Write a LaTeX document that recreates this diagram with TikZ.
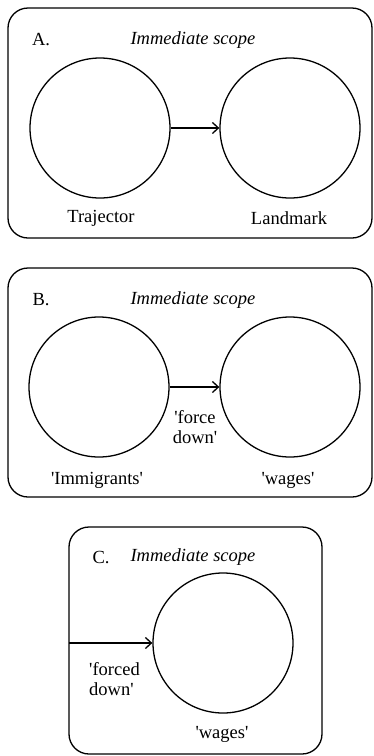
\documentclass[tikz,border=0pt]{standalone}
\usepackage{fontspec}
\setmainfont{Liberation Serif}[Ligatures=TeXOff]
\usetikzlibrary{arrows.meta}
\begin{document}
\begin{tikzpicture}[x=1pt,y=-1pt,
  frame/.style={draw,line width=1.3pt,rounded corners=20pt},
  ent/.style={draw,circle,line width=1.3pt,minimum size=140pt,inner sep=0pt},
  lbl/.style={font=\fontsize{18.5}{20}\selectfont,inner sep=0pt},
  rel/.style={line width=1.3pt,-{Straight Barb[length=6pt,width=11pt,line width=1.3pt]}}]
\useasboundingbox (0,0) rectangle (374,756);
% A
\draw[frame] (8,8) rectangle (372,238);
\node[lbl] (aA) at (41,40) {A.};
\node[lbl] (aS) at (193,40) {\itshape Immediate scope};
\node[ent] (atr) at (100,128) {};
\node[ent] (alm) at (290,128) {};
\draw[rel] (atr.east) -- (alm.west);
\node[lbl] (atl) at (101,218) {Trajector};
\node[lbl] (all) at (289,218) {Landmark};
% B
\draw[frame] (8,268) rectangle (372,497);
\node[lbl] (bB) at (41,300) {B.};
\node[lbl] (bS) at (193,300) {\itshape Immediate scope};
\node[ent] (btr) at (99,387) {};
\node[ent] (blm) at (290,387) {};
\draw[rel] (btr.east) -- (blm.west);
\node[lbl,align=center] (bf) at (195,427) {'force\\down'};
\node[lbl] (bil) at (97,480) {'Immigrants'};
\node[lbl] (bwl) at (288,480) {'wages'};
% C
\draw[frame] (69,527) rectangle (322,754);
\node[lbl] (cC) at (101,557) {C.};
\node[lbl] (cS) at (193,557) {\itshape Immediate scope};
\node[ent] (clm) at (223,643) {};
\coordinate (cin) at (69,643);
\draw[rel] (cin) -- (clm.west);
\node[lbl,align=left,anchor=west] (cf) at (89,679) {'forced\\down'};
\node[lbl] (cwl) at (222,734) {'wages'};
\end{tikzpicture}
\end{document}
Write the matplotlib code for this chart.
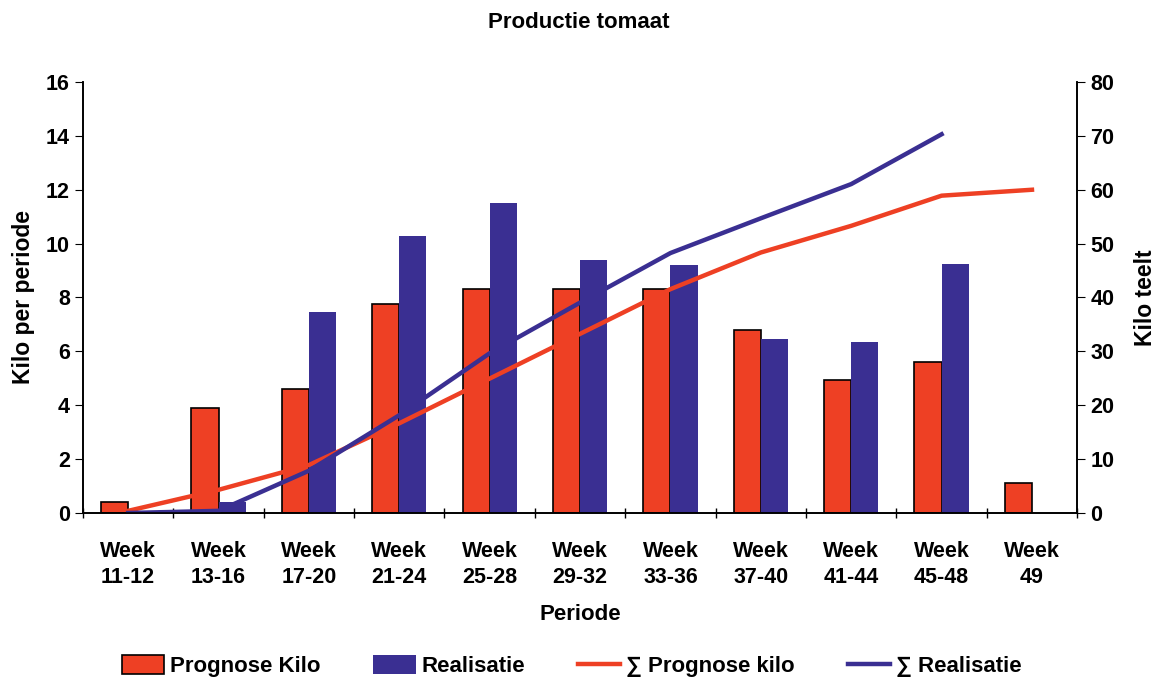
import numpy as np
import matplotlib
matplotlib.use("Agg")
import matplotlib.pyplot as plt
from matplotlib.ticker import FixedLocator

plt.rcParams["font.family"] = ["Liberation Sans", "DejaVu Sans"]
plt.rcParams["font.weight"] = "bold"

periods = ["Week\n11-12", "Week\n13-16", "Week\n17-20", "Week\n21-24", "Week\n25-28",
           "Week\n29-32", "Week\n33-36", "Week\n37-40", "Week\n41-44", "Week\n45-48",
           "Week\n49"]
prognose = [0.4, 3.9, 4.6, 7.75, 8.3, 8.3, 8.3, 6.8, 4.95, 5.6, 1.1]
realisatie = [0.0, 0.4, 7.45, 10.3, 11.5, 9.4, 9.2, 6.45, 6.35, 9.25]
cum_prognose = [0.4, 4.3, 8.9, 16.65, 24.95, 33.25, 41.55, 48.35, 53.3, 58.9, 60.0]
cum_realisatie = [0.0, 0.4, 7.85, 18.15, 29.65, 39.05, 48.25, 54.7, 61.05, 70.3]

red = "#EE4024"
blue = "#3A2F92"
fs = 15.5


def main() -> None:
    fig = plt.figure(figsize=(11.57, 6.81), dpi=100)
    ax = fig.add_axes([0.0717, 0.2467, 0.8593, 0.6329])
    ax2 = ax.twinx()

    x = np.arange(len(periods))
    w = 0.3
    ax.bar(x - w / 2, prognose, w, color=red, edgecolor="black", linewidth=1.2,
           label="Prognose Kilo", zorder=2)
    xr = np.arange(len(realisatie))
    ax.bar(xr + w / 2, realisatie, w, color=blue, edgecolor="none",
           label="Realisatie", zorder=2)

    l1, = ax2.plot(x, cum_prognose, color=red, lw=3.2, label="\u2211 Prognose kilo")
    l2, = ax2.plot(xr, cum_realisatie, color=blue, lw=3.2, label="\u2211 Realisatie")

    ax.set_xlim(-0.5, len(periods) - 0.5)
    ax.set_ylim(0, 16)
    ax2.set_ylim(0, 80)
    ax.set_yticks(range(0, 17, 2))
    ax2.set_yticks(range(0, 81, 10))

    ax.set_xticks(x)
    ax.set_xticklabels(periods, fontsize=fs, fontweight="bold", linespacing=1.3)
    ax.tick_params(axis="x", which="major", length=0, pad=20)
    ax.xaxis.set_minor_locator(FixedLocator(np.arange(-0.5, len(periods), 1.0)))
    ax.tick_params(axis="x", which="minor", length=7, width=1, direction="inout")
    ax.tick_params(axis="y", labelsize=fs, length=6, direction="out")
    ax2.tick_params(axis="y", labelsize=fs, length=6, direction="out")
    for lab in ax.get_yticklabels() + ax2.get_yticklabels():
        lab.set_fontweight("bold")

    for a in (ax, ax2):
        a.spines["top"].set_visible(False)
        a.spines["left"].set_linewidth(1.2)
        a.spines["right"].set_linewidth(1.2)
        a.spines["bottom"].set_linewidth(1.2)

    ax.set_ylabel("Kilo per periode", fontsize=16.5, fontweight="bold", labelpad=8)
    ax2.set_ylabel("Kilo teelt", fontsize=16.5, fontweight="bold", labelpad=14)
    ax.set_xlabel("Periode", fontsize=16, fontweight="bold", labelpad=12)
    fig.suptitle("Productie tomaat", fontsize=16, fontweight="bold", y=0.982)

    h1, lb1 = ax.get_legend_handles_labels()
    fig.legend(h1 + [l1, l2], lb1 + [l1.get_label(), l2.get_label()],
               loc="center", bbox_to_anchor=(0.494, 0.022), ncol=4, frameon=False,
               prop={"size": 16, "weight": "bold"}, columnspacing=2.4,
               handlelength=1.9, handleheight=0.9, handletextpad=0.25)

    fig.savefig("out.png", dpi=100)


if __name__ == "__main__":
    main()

= = = = = = =

### WHAT NEEDS TO BE DONE
Determine how many lines above contain "matplotlib" as a word or string. Give the number alone.

### RESPONSE
5